Edison Electric Institute President Thomas R. Kuhn today praised the Federal Energy Regulatory Commission (FERC) and its Chairman, Jon Wellinghoff, for the agency’s constructive approach to modifying its Policy Statement on Penalty Guidelines.
The modifications, announced Thursday, are the result of input FERC sought after originally issuing the Guidelines this past March. Among those providing input were investor-owned utilities and their trade association, EEI.
“We are extremely encouraged by the approach FERC and Chairman Wellinghoff took in modifying the Guidelines for energy industry penalty violations,” Kuhn said. “We believe the new Guidelines reflect the effort we and others made in providing careful input to FERC.”
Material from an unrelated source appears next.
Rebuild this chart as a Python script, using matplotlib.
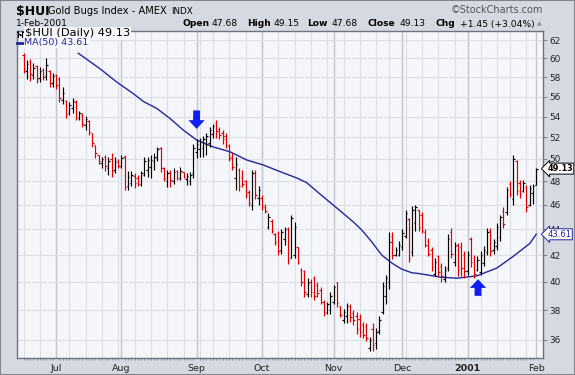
import numpy as np
import pandas as pd
import matplotlib
matplotlib.use('Agg')
import matplotlib.pyplot as plt
from matplotlib.collections import LineCollection
from matplotlib.lines import Line2D
from matplotlib.patches import Rectangle
from matplotlib.ticker import NullLocator

# daily bars, $HUI 19-Jun-2000 .. 1-Feb-2001
opens = [60.4, 58.7, 59.6, 58.2, 59.2, 57.9, 58.8, 58.1, 58.7, 57.4,
         58.2, 57.8, 55.6, 55.5, 54.3, 54.8, 55.4, 53.9, 54.2, 53.2,
         53.6, 52.4, 51.3, 50.4, 49.6, 50.2, 49.2, 50.0, 49.0, 49.8,
         49.4, 50.2, 47.6, 47.9, 48.5, 48.3, 47.8, 48.6, 49.0, 49.3,
         49.8, 50.1, 51.0, 49.2, 48.0, 48.8, 48.0, 48.9, 48.3, 48.8,
         48.2, 48.0, 48.7, 50.6, 50.9, 51.0, 51.4, 51.5, 52.3, 53.4,
         52.8, 52.4, 52.1, 51.2, 50.3, 48.3, 49.0, 48.4, 48.0, 47.1,
         46.0, 48.7, 46.6, 46.6, 45.8, 44.2, 44.7, 43.6, 43.7, 42.4,
         43.2, 44.0, 41.8, 42.0, 42.6, 40.9, 40.8, 39.1, 40.0, 40.3,
         39.8, 39.4, 38.6, 37.9, 38.0, 38.6, 40.0, 38.3, 37.3, 37.6,
         38.3, 37.8, 37.6, 37.4, 37.0, 36.9, 35.5, 36.7, 35.8, 36.6,
         37.9, 39.0, 40.0, 43.5, 42.0, 42.0, 42.6, 43.5, 44.8, 42.2,
         44.5, 45.6, 45.2, 43.8, 43.1, 42.4, 40.6, 41.9, 41.2, 40.2,
         41.0, 43.8, 41.5, 42.8, 42.6, 42.0, 40.8, 43.2, 41.8, 40.9,
         40.7, 41.4, 42.2, 43.9, 42.4, 42.7, 43.4, 45.5, 45.4, 47.8,
         46.5, 49.8, 47.9, 47.2, 47.5, 46.0, 47.0, 47.68]
highs = [60.6, 59.8, 59.9, 59.5, 59.3, 59.1, 59.0, 60.0, 58.8, 58.4,
         58.3, 58.0, 57.0, 55.6, 55.4, 55.8, 55.6, 54.5, 54.3, 54.1,
         53.7, 52.4, 51.3, 50.4, 50.2, 50.4, 50.2, 50.5, 50.2, 50.0,
         50.4, 50.4, 48.9, 48.9, 48.7, 48.6, 48.9, 50.2, 50.2, 50.4,
         50.5, 51.1, 51.1, 49.3, 49.0, 49.0, 49.2, 49.0, 49.3, 48.85,
         48.7, 48.85, 51.4, 51.8, 51.9, 52.1, 52.4, 53.0, 53.3, 53.7,
         53.0, 52.7, 52.4, 51.4, 50.5, 50.2, 49.2, 49.0, 48.1, 47.3,
         49.0, 49.0, 47.6, 46.8, 46.1, 45.3, 44.8, 43.7, 43.9, 44.0,
         44.2, 44.2, 45.2, 44.6, 42.6, 41.0, 40.9, 40.3, 40.2, 40.4,
         40.0, 39.6, 38.7, 38.6, 39.3, 39.8, 40.0, 38.3, 38.1, 38.5,
         38.4, 38.0, 37.85, 37.75, 37.2, 37.1, 36.2, 37.1, 36.8, 37.6,
         40.0, 40.5, 43.8, 43.8, 42.6, 43.1, 44.0, 45.6, 44.9, 45.9,
         46.0, 45.6, 45.4, 44.0, 43.3, 42.6, 41.8, 42.0, 41.4, 41.2,
         43.6, 44.1, 43.0, 42.9, 43.0, 42.3, 42.3, 43.4, 42.0, 41.9,
         42.3, 42.7, 44.1, 44.1, 43.2, 44.5, 45.2, 45.8, 47.55, 48.0,
         50.4, 49.9, 48.1, 48.1, 47.7, 47.7, 47.8, 49.15]
lows = [58.4, 57.8, 57.6, 57.8, 57.4, 57.5, 57.7, 57.7, 57.0, 57.0,
        56.8, 55.4, 55.2, 53.9, 54.2, 54.3, 53.7, 53.7, 53.0, 52.7,
        52.2, 51.1, 50.1, 49.5, 49.2, 48.9, 48.6, 48.4, 48.7, 49.2,
        49.2, 47.3, 47.3, 47.6, 47.4, 47.6, 47.6, 48.5, 48.4, 48.3,
        49.0, 49.8, 48.85, 48.0, 47.55, 47.55, 47.8, 48.1, 48.1, 48.3,
        47.7, 47.7, 48.3, 50.06, 50.2, 50.2, 50.4, 51.1, 51.9, 51.9,
        51.8, 51.4, 51.0, 49.8, 49.0, 47.3, 47.2, 47.5, 46.6, 45.9,
        45.6, 46.5, 46.0, 45.6, 45.3, 44.0, 43.7, 42.8, 42.0, 42.1,
        42.8, 41.3, 41.8, 41.8, 41.3, 39.7, 38.95, 38.95, 38.95, 38.7,
        38.95, 38.4, 37.6, 37.75, 37.75, 38.4, 38.2, 37.5, 37.1, 37.1,
        37.2, 37.0, 36.4, 36.2, 36.1, 35.9, 35.3, 35.3, 35.4, 36.4,
        37.75, 38.4, 39.5, 41.7, 41.9, 41.9, 42.4, 43.3, 41.5, 41.9,
        43.9, 43.9, 43.7, 42.6, 41.9, 40.8, 40.4, 40.4, 40.0, 40.0,
        40.8, 41.8, 41.2, 40.4, 40.4, 40.3, 40.5, 41.1, 40.3, 40.8,
        40.5, 41.2, 42.0, 41.9, 42.1, 42.4, 43.1, 44.1, 45.2, 46.7,
        46.0, 46.8, 46.6, 47.1, 45.4, 45.9, 46.1, 47.68]
closes = [58.9, 59.4, 58.3, 59.0, 57.8, 58.7, 58.0, 59.3, 57.4, 58.1,
          57.2, 55.8, 56.4, 54.2, 55.1, 55.5, 54.0, 54.3, 53.3, 53.8,
          52.5, 51.5, 50.5, 49.8, 50.0, 49.4, 49.8, 48.9, 49.7, 49.4,
          50.1, 47.5, 48.4, 48.6, 47.9, 47.8, 48.7, 49.8, 49.9, 49.9,
          50.2, 50.9, 49.2, 48.3, 48.7, 48.1, 48.8, 48.3, 48.9, 48.4,
          48.5, 48.6, 51.0, 51.4, 51.6, 51.8, 52.1, 52.7, 53.1, 52.6,
          52.2, 51.8, 51.3, 50.1, 49.3, 49.5, 47.6, 47.8, 46.9, 46.2,
          48.7, 46.8, 47.3, 45.9, 45.5, 45.0, 43.9, 43.0, 42.3, 43.8,
          44.0, 41.6, 44.9, 44.2, 41.5, 40.0, 39.3, 39.9, 39.3, 39.0,
          39.2, 38.6, 37.8, 38.4, 39.0, 39.6, 38.5, 37.7, 37.9, 38.3,
          37.5, 37.3, 36.7, 36.5, 36.3, 36.1, 36.0, 35.7, 36.5, 37.3,
          39.7, 40.3, 43.0, 42.0, 42.4, 42.8, 43.7, 45.3, 41.8, 45.6,
          45.8, 44.2, 43.9, 42.8, 42.1, 41.1, 41.5, 40.7, 40.4, 40.9,
          43.2, 42.1, 42.7, 40.9, 41.0, 40.8, 42.0, 41.5, 40.6, 41.6,
          42.0, 42.4, 43.8, 42.3, 43.0, 44.2, 45.0, 44.4, 47.3, 46.9,
          50.0, 47.2, 46.9, 47.9, 45.8, 47.4, 47.6, 49.13]

# 50-day moving average as drawn (bar position, value)
ma_idx = [16.8, 23.4, 28.5, 33.6, 36.7, 40.8, 44.9, 48.9, 53.0, 58.1, 63.2,
          68.4, 73.4, 78.6, 83.7, 86.7, 91.3, 95.9, 101.0, 103.6, 106.6,
          109.7, 112.8, 115.8, 118.9, 121.4, 127.6, 132.7, 138.8, 144.9,
          150.0, 155.1, 157]
ma_val = [60.57, 58.9, 57.5, 56.3, 55.5, 54.8, 53.8, 52.7, 51.75, 51.1, 50.66,
          49.9, 49.46, 48.86, 48.3, 47.9, 46.8, 45.75, 44.6, 43.95, 43.03,
          42.0, 41.39, 40.94, 40.67, 40.6, 40.35, 40.27, 40.44, 41.01,
          41.9, 42.9, 43.61]

month_labels = ['Jul', 'Aug', 'Sep', 'Oct', 'Nov', 'Dec', '2001', 'Feb']
y_ticks = [36, 38, 40, 42, 44, 46, 48, 50, 52, 54, 56, 58, 60, 62]
holidays = ['2000-07-04', '2000-09-04', '2000-11-23', '2000-12-25', '2001-01-01', '2001-01-15']

# blue signal arrows: bar index, tip price, tail price
arrow_x = [53, 139.2]
arrow_tip = [52.8, 40.2]
arrow_tail = [54.6, 39.0]

days = pd.bdate_range('2000-06-19', '2001-02-01')
days = days[~days.isin(pd.to_datetime(holidays))]
n = len(days)
assert n == len(opens) == len(highs) == len(lows) == len(closes)

month_start = [i for i in range(1, n) if days[i].month != days[i - 1].month]
week_start = [i for i in range(n) if i == 0 or days[i].weekday() < days[i - 1].weekday()]

W, H = 575, 375
plot_bg = '#f5f6fa'
ma_color = '#25259a'
fig = plt.figure(figsize=(W / 100, H / 100), dpi=100)
fig.patch.set_facecolor('#d5d9e2')
fig.patches.append(Rectangle((0, 0), 1, 1, transform=fig.transFigure, fill=False,
                             ec='#80858f', lw=1.5))


def fx(px):
    return px / W


def fy(py):
    return 1 - py / H


ax = fig.add_axes([fx(17), fy(358), (543 - 17) / W, (358 - 31) / H])
ax.set_facecolor(plot_bg)
ax.set_yscale('log')
ax.set_ylim(34.84, 63.07)
ax.set_xlim(-2.0, 159.1)

for i in week_start:
    ax.axvline(i, color='#dcdfe6', lw=0.8, zorder=0)
for i in month_start:
    ax.axvline(i, color='#c2c5cd', lw=1.0, zorder=0)
for v in y_ticks:
    ax.axhline(v, color='#dcdfe6', lw=0.8, zorder=0)

# OHLC bars
w = 0.45
segs, cols = [], []
for i in range(n):
    c = '#000000' if closes[i] >= opens[i] else '#e00000'
    segs += [[(i, lows[i]), (i, highs[i])],
             [(i - w, opens[i]), (i, opens[i])],
             [(i, closes[i]), (i + w, closes[i])]]
    cols += [c] * 3
ax.add_collection(LineCollection(segs, colors=cols, linewidths=0.85, zorder=3))

ax.plot(ma_idx, ma_val, color=ma_color, lw=1.0, zorder=2)

for xa, tip, tail in zip(arrow_x, arrow_tip, arrow_tail):
    ax.annotate('', xy=(xa, tip), xytext=(xa, tail),
                arrowprops=dict(arrowstyle='simple,head_length=0.7,head_width=1.3,tail_width=0.55',
                                fc='#1020f0', ec='none', mutation_scale=9, shrinkA=0, shrinkB=0),
                zorder=4)

# axes, ticks
for s in ax.spines.values():
    s.set_color('#6e737d')
    s.set_linewidth(1.0)
ax.yaxis.tick_right()
ax.yaxis.set_minor_locator(NullLocator())
ax.set_yticks(y_ticks)
ax.set_yticklabels([str(v) for v in y_ticks])
ax.tick_params(axis='y', which='both', direction='out', length=3, width=0.6, pad=1.5,
               labelsize=6.4, colors='#6e737d', labelcolor='#222222')
ax.set_xticks(month_start)
ax.set_xticklabels(month_labels)
ax.set_xticks(range(n), minor=True)
ax.tick_params(axis='x', which='major', length=0, pad=4, labelsize=6.8, labelcolor='#222222')
ax.tick_params(axis='x', which='minor', length=1.5, width=0.5, color='#6e737d')
for t in ax.get_xticklabels():
    if t.get_text() == '2001':
        t.set_fontweight('bold')

# value flags on the price axis
ax.annotate('%.2f' % closes[-1], xy=(1, closes[-1]), xycoords=('axes fraction', 'data'),
            xytext=(3, 0), textcoords='offset points', ha='left', va='center',
            fontsize=5.9, fontweight='bold', color='black', annotation_clip=False, zorder=6,
            bbox=dict(boxstyle='larrow,pad=0.12', fc='white', ec='black', lw=0.7))
ax.annotate('%.2f' % ma_val[-1], xy=(1, ma_val[-1]), xycoords=('axes fraction', 'data'),
            xytext=(3, 0), textcoords='offset points', ha='left', va='center',
            fontsize=6.1, color=ma_color, annotation_clip=False, zorder=6,
            bbox=dict(boxstyle='larrow,pad=0.12', fc='white', ec=ma_color, lw=0.7))

# header
fig.text(fx(16), fy(11), r'\$HUI', fontsize=9, fontweight='bold', va='center')
fig.text(fx(48), fy(11), 'Gold Bugs Index - AMEX', fontsize=7.1, va='center')
fig.text(fx(171), fy(11), 'INDX', fontsize=6.3, va='center')
fig.text(fx(543), fy(10), '\u00a9StockCharts.com', fontsize=7, color='#50555f', ha='right', va='center')
fig.text(fx(16), fy(24), '1-Feb-2001', fontsize=6.6, va='center')
header = [('Open', 182.5, 'bold'), ('47.68', 212, 'normal'), ('High', 247, 'bold'),
          ('49.15', 274, 'normal'), ('Low', 307, 'bold'), ('47.68', 332, 'normal'),
          ('Close', 367, 'bold'), ('49.13', 400, 'normal'), ('Chg', 435.5, 'bold'),
          ('+1.45 (+3.04%)', 460, 'normal')]
for txt, px, wt in header:
    fig.text(fx(px), fy(24), txt, fontsize=6.6, fontweight=wt, va='center')
fig.text(fx(537), fy(24), '\u25b2', fontsize=4.5, color='#8a929c', va='center')

# in-chart legend
fig.text(fx(25), fy(33.5), r'\$HUI (Daily) 49.13', fontsize=8.2, va='center', zorder=5,
         bbox=dict(boxstyle='square,pad=0.1', fc=plot_bg, ec='none'))
for bx, top, bot, o, c in [(18, 30.5, 36.5, 31.5, 33.5), (21.8, 31, 37, 34.5, 32)]:
    fig.add_artist(Line2D([fx(bx), fx(bx)], [fy(top), fy(bot)], color='black', lw=0.8))
    fig.add_artist(Line2D([fx(bx - 1.5), fx(bx)], [fy(o), fy(o)], color='black', lw=0.8))
    fig.add_artist(Line2D([fx(bx), fx(bx + 1.5)], [fy(c), fy(c)], color='black', lw=0.8))
fig.text(fx(24.5), fy(42.5), 'MA(50) 43.61', fontsize=6.8, color=ma_color, va='center', zorder=5,
         bbox=dict(boxstyle='square,pad=0.1', fc=plot_bg, ec='none'))
fig.add_artist(Line2D([fx(17), fx(23.5)], [fy(42.5), fy(42.5)], color=ma_color, lw=2))

fig.savefig('out.png', dpi=100, facecolor=fig.get_facecolor())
Based on the agency staff presentation, Kuhn noted several encouraging improvements, including:
- The Commission will consider loss of load as one factor in evaluating the seriousness of a violation.
- Regarding electricity reliability, the Guidelines will apply only to FERC's own reliability investigations.
- In calculating penalties, FERC will allow more credit for utilities and other entities who self-report their violations and for their compliance programs.
“These and other modifications – plus the agency’s willingness in the future to hold additional technical conferences regarding enforcement and reliability issues -- reflect the collaborative approach FERC is taking,” Kuhn said.